START

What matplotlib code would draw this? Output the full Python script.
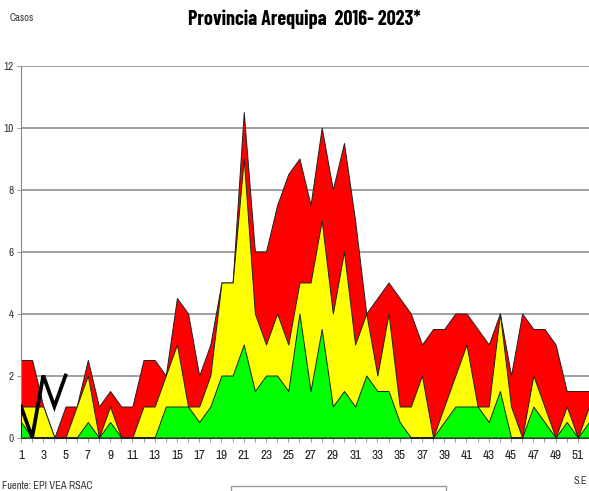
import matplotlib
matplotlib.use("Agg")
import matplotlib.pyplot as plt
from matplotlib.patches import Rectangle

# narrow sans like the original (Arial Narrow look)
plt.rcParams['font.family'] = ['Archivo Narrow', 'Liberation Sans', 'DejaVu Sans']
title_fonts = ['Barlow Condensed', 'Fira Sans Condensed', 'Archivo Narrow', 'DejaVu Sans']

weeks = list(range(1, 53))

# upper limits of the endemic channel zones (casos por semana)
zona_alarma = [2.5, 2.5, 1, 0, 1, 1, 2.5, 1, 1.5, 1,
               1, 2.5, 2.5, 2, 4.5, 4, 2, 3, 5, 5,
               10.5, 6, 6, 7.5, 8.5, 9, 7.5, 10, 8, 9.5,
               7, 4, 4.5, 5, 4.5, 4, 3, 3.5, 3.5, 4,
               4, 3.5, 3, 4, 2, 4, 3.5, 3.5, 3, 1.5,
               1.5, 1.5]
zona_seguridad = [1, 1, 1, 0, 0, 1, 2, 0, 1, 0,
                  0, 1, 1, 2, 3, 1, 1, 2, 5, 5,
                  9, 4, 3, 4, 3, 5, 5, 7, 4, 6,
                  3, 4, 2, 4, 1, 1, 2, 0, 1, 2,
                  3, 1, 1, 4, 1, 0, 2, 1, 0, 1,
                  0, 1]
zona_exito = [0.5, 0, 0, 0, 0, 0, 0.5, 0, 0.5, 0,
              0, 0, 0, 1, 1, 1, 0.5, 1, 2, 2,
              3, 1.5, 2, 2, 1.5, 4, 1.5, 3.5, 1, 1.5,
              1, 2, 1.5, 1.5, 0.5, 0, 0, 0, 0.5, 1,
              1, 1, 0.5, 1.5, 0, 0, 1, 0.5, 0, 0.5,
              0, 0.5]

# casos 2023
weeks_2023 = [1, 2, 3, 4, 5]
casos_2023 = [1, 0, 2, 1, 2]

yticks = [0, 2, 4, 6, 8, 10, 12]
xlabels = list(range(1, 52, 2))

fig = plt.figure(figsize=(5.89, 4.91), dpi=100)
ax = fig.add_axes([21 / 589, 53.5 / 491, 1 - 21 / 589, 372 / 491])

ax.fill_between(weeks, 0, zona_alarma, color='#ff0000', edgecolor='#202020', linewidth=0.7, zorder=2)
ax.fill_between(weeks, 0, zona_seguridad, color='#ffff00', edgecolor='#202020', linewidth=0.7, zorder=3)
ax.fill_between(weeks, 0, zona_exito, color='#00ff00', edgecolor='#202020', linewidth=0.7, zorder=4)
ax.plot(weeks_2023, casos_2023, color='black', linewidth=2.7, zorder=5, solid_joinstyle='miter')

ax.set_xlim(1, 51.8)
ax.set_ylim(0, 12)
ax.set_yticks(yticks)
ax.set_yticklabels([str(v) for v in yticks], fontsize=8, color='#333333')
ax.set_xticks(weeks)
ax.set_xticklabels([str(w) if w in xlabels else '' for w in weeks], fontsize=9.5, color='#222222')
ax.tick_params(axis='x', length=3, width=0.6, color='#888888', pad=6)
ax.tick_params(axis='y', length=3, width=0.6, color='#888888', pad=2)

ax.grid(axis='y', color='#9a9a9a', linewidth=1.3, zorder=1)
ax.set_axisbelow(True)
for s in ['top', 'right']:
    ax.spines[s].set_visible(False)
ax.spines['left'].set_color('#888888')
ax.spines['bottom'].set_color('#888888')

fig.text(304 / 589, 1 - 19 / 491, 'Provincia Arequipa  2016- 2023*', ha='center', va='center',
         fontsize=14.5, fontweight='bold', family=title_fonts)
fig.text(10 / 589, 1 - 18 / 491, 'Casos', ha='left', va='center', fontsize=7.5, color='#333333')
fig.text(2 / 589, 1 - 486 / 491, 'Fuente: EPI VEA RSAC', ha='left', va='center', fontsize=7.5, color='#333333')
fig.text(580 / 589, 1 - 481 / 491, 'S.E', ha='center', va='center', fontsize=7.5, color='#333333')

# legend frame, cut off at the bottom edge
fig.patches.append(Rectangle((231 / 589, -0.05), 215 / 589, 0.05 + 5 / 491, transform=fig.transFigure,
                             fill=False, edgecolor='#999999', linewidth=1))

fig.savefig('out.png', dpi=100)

END

• Written exercise
Give back the whole listing as it stands, minus its pictures.

• Task solution
What matplotlib code would draw this? Output the full Python script.
import matplotlib
matplotlib.use("Agg")
import matplotlib.pyplot as plt
from matplotlib.patches import Rectangle

# narrow sans like the original (Arial Narrow look)
plt.rcParams['font.family'] = ['Archivo Narrow', 'Liberation Sans', 'DejaVu Sans']
title_fonts = ['Barlow Condensed', 'Fira Sans Condensed', 'Archivo Narrow', 'DejaVu Sans']

weeks = list(range(1, 53))

# upper limits of the endemic channel zones (casos por semana)
zona_alarma = [2.5, 2.5, 1, 0, 1, 1, 2.5, 1, 1.5, 1,
               1, 2.5, 2.5, 2, 4.5, 4, 2, 3, 5, 5,
               10.5, 6, 6, 7.5, 8.5, 9, 7.5, 10, 8, 9.5,
               7, 4, 4.5, 5, 4.5, 4, 3, 3.5, 3.5, 4,
               4, 3.5, 3, 4, 2, 4, 3.5, 3.5, 3, 1.5,
               1.5, 1.5]
zona_seguridad = [1, 1, 1, 0, 0, 1, 2, 0, 1, 0,
                  0, 1, 1, 2, 3, 1, 1, 2, 5, 5,
                  9, 4, 3, 4, 3, 5, 5, 7, 4, 6,
                  3, 4, 2, 4, 1, 1, 2, 0, 1, 2,
                  3, 1, 1, 4, 1, 0, 2, 1, 0, 1,
                  0, 1]
zona_exito = [0.5, 0, 0, 0, 0, 0, 0.5, 0, 0.5, 0,
              0, 0, 0, 1, 1, 1, 0.5, 1, 2, 2,
              3, 1.5, 2, 2, 1.5, 4, 1.5, 3.5, 1, 1.5,
              1, 2, 1.5, 1.5, 0.5, 0, 0, 0, 0.5, 1,
              1, 1, 0.5, 1.5, 0, 0, 1, 0.5, 0, 0.5,
              0, 0.5]

# casos 2023
weeks_2023 = [1, 2, 3, 4, 5]
casos_2023 = [1, 0, 2, 1, 2]

yticks = [0, 2, 4, 6, 8, 10, 12]
xlabels = list(range(1, 52, 2))

fig = plt.figure(figsize=(5.89, 4.91), dpi=100)
ax = fig.add_axes([21 / 589, 53.5 / 491, 1 - 21 / 589, 372 / 491])

ax.fill_between(weeks, 0, zona_alarma, color='#ff0000', edgecolor='#202020', linewidth=0.7, zorder=2)
ax.fill_between(weeks, 0, zona_seguridad, color='#ffff00', edgecolor='#202020', linewidth=0.7, zorder=3)
ax.fill_between(weeks, 0, zona_exito, color='#00ff00', edgecolor='#202020', linewidth=0.7, zorder=4)
ax.plot(weeks_2023, casos_2023, color='black', linewidth=2.7, zorder=5, solid_joinstyle='miter')

ax.set_xlim(1, 51.8)
ax.set_ylim(0, 12)
ax.set_yticks(yticks)
ax.set_yticklabels([str(v) for v in yticks], fontsize=8, color='#333333')
ax.set_xticks(weeks)
ax.set_xticklabels([str(w) if w in xlabels else '' for w in weeks], fontsize=9.5, color='#222222')
ax.tick_params(axis='x', length=3, width=0.6, color='#888888', pad=6)
ax.tick_params(axis='y', length=3, width=0.6, color='#888888', pad=2)

ax.grid(axis='y', color='#9a9a9a', linewidth=1.3, zorder=1)
ax.set_axisbelow(True)
for s in ['top', 'right']:
    ax.spines[s].set_visible(False)
ax.spines['left'].set_color('#888888')
ax.spines['bottom'].set_color('#888888')

fig.text(304 / 589, 1 - 19 / 491, 'Provincia Arequipa  2016- 2023*', ha='center', va='center',
         fontsize=14.5, fontweight='bold', family=title_fonts)
fig.text(10 / 589, 1 - 18 / 491, 'Casos', ha='left', va='center', fontsize=7.5, color='#333333')
fig.text(2 / 589, 1 - 486 / 491, 'Fuente: EPI VEA RSAC', ha='left', va='center', fontsize=7.5, color='#333333')
fig.text(580 / 589, 1 - 481 / 491, 'S.E', ha='center', va='center', fontsize=7.5, color='#333333')

# legend frame, cut off at the bottom edge
fig.patches.append(Rectangle((231 / 589, -0.05), 215 / 589, 0.05 + 5 / 491, transform=fig.transFigure,
                             fill=False, edgecolor='#999999', linewidth=1))

fig.savefig('out.png', dpi=100)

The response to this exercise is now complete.